== Data provided ==
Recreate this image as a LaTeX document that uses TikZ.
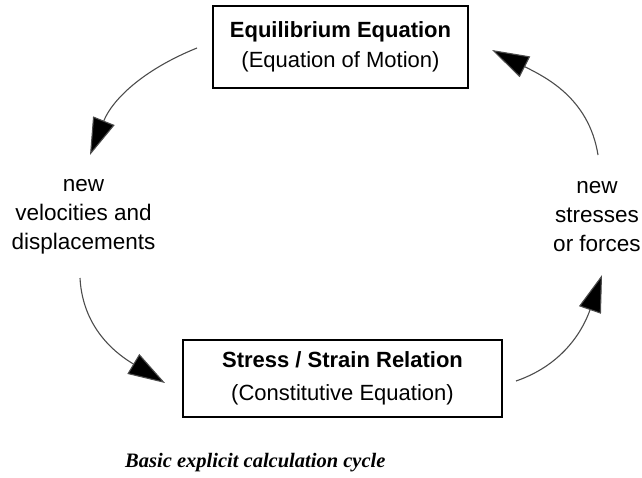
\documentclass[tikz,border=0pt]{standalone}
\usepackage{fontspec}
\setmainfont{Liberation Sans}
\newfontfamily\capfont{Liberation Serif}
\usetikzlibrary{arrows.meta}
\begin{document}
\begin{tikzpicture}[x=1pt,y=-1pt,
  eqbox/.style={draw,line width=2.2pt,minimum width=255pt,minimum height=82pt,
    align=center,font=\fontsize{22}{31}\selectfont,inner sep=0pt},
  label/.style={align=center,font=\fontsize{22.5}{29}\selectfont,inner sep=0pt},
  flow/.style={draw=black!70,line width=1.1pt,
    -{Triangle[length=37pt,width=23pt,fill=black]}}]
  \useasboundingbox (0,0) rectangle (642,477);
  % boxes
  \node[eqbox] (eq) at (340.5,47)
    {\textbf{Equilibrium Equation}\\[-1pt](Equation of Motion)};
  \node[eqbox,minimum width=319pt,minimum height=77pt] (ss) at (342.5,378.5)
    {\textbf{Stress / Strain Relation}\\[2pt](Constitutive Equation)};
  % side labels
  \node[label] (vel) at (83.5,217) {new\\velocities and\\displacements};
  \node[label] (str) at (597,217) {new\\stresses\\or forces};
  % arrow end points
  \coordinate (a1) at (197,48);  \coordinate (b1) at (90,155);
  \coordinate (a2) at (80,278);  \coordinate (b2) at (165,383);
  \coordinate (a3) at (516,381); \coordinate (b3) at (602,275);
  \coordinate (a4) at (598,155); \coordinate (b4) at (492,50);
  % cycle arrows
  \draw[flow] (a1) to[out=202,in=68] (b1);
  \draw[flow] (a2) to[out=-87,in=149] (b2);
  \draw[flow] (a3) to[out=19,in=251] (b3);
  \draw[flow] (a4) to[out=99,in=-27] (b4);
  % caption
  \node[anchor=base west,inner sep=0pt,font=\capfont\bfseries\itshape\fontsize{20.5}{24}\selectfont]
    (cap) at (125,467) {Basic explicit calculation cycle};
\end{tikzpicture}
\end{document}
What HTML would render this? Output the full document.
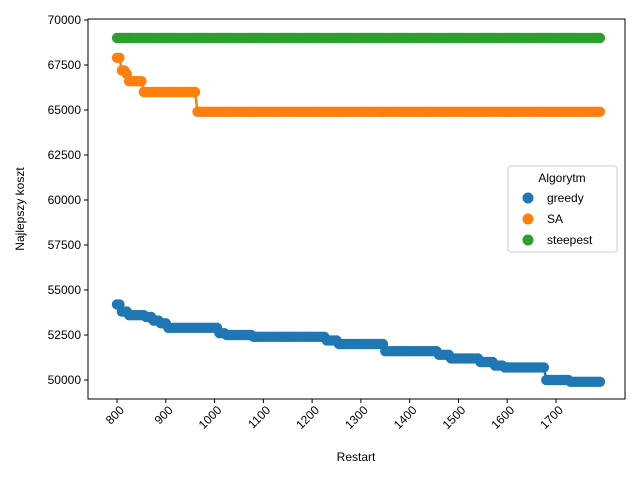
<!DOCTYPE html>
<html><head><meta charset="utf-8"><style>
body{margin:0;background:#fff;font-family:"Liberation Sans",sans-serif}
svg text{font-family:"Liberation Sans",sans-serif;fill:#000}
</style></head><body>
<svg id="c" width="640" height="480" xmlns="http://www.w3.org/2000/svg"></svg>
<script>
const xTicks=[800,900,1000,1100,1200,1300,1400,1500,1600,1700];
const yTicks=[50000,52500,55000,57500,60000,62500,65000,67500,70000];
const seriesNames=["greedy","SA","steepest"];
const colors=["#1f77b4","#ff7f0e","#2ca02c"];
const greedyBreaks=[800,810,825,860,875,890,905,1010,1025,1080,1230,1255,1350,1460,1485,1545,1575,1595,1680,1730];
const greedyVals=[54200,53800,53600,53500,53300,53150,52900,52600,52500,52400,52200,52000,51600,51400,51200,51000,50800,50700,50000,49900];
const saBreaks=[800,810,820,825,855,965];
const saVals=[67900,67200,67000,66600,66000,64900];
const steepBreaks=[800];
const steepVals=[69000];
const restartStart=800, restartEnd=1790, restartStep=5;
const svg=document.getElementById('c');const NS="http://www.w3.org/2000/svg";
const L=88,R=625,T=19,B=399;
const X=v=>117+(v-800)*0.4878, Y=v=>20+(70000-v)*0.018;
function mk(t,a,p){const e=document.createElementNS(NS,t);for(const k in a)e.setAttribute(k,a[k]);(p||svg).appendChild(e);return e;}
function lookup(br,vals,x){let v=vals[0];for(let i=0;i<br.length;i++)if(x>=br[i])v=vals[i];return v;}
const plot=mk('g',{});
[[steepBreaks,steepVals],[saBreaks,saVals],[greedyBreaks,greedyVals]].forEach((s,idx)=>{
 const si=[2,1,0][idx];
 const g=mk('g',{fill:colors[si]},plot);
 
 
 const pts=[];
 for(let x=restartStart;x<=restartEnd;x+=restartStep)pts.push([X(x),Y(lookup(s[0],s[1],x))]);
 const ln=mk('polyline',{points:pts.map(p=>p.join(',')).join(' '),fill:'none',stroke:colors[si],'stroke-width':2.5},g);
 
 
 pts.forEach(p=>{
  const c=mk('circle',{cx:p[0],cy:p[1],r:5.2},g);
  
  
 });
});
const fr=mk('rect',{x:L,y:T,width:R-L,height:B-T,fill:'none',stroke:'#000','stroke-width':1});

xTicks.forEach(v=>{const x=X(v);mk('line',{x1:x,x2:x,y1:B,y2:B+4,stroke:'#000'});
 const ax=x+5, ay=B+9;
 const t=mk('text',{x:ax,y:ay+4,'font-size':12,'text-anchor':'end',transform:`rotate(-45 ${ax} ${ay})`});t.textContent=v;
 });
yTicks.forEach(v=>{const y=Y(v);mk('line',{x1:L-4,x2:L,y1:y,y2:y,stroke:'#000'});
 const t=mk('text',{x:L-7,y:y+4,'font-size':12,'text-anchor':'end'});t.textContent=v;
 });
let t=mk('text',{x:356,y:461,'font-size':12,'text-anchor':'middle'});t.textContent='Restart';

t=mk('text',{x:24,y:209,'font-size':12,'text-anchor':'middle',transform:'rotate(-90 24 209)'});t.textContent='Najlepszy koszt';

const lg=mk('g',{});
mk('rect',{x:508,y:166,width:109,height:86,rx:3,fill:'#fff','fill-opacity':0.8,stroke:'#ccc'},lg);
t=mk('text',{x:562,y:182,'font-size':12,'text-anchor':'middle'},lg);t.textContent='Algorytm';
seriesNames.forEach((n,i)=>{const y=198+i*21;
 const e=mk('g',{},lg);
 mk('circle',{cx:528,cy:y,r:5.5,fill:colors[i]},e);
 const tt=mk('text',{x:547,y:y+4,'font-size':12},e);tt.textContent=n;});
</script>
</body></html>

== The problem ==
Quote the preceding records in their entirety, excluding every picture.

== Complete output ==
Recreate this image as a LaTeX document that uses TikZ.
\documentclass[tikz,border=0pt]{standalone}
\usepackage{fontspec}
\setmainfont{Liberation Sans}
\newfontfamily\capfont{Liberation Serif}
\usetikzlibrary{arrows.meta}
\begin{document}
\begin{tikzpicture}[x=1pt,y=-1pt,
  eqbox/.style={draw,line width=2.2pt,minimum width=255pt,minimum height=82pt,
    align=center,font=\fontsize{22}{31}\selectfont,inner sep=0pt},
  label/.style={align=center,font=\fontsize{22.5}{29}\selectfont,inner sep=0pt},
  flow/.style={draw=black!70,line width=1.1pt,
    -{Triangle[length=37pt,width=23pt,fill=black]}}]
  \useasboundingbox (0,0) rectangle (642,477);
  % boxes
  \node[eqbox] (eq) at (340.5,47)
    {\textbf{Equilibrium Equation}\\[-1pt](Equation of Motion)};
  \node[eqbox,minimum width=319pt,minimum height=77pt] (ss) at (342.5,378.5)
    {\textbf{Stress / Strain Relation}\\[2pt](Constitutive Equation)};
  % side labels
  \node[label] (vel) at (83.5,217) {new\\velocities and\\displacements};
  \node[label] (str) at (597,217) {new\\stresses\\or forces};
  % arrow end points
  \coordinate (a1) at (197,48);  \coordinate (b1) at (90,155);
  \coordinate (a2) at (80,278);  \coordinate (b2) at (165,383);
  \coordinate (a3) at (516,381); \coordinate (b3) at (602,275);
  \coordinate (a4) at (598,155); \coordinate (b4) at (492,50);
  % cycle arrows
  \draw[flow] (a1) to[out=202,in=68] (b1);
  \draw[flow] (a2) to[out=-87,in=149] (b2);
  \draw[flow] (a3) to[out=19,in=251] (b3);
  \draw[flow] (a4) to[out=99,in=-27] (b4);
  % caption
  \node[anchor=base west,inner sep=0pt,font=\capfont\bfseries\itshape\fontsize{20.5}{24}\selectfont]
    (cap) at (125,467) {Basic explicit calculation cycle};
\end{tikzpicture}
\end{document}
What HTML would render this? Output the full document.
<!DOCTYPE html>
<html><head><meta charset="utf-8"><style>
body{margin:0;background:#fff;font-family:"Liberation Sans",sans-serif}
svg text{font-family:"Liberation Sans",sans-serif;fill:#000}
</style></head><body>
<svg id="c" width="640" height="480" xmlns="http://www.w3.org/2000/svg"></svg>
<script>
const xTicks=[800,900,1000,1100,1200,1300,1400,1500,1600,1700];
const yTicks=[50000,52500,55000,57500,60000,62500,65000,67500,70000];
const seriesNames=["greedy","SA","steepest"];
const colors=["#1f77b4","#ff7f0e","#2ca02c"];
const greedyBreaks=[800,810,825,860,875,890,905,1010,1025,1080,1230,1255,1350,1460,1485,1545,1575,1595,1680,1730];
const greedyVals=[54200,53800,53600,53500,53300,53150,52900,52600,52500,52400,52200,52000,51600,51400,51200,51000,50800,50700,50000,49900];
const saBreaks=[800,810,820,825,855,965];
const saVals=[67900,67200,67000,66600,66000,64900];
const steepBreaks=[800];
const steepVals=[69000];
const restartStart=800, restartEnd=1790, restartStep=5;
const svg=document.getElementById('c');const NS="http://www.w3.org/2000/svg";
const L=88,R=625,T=19,B=399;
const X=v=>117+(v-800)*0.4878, Y=v=>20+(70000-v)*0.018;
function mk(t,a,p){const e=document.createElementNS(NS,t);for(const k in a)e.setAttribute(k,a[k]);(p||svg).appendChild(e);return e;}
function lookup(br,vals,x){let v=vals[0];for(let i=0;i<br.length;i++)if(x>=br[i])v=vals[i];return v;}
const plot=mk('g',{});
[[steepBreaks,steepVals],[saBreaks,saVals],[greedyBreaks,greedyVals]].forEach((s,idx)=>{
 const si=[2,1,0][idx];
 const g=mk('g',{fill:colors[si]},plot);
 
 
 const pts=[];
 for(let x=restartStart;x<=restartEnd;x+=restartStep)pts.push([X(x),Y(lookup(s[0],s[1],x))]);
 const ln=mk('polyline',{points:pts.map(p=>p.join(',')).join(' '),fill:'none',stroke:colors[si],'stroke-width':2.5},g);
 
 
 pts.forEach(p=>{
  const c=mk('circle',{cx:p[0],cy:p[1],r:5.2},g);
  
  
 });
});
const fr=mk('rect',{x:L,y:T,width:R-L,height:B-T,fill:'none',stroke:'#000','stroke-width':1});

xTicks.forEach(v=>{const x=X(v);mk('line',{x1:x,x2:x,y1:B,y2:B+4,stroke:'#000'});
 const ax=x+5, ay=B+9;
 const t=mk('text',{x:ax,y:ay+4,'font-size':12,'text-anchor':'end',transform:`rotate(-45 ${ax} ${ay})`});t.textContent=v;
 });
yTicks.forEach(v=>{const y=Y(v);mk('line',{x1:L-4,x2:L,y1:y,y2:y,stroke:'#000'});
 const t=mk('text',{x:L-7,y:y+4,'font-size':12,'text-anchor':'end'});t.textContent=v;
 });
let t=mk('text',{x:356,y:461,'font-size':12,'text-anchor':'middle'});t.textContent='Restart';

t=mk('text',{x:24,y:209,'font-size':12,'text-anchor':'middle',transform:'rotate(-90 24 209)'});t.textContent='Najlepszy koszt';

const lg=mk('g',{});
mk('rect',{x:508,y:166,width:109,height:86,rx:3,fill:'#fff','fill-opacity':0.8,stroke:'#ccc'},lg);
t=mk('text',{x:562,y:182,'font-size':12,'text-anchor':'middle'},lg);t.textContent='Algorytm';
seriesNames.forEach((n,i)=>{const y=198+i*21;
 const e=mk('g',{},lg);
 mk('circle',{cx:528,cy:y,r:5.5,fill:colors[i]},e);
 const tt=mk('text',{x:547,y:y+4,'font-size':12},e);tt.textContent=n;});
</script>
</body></html>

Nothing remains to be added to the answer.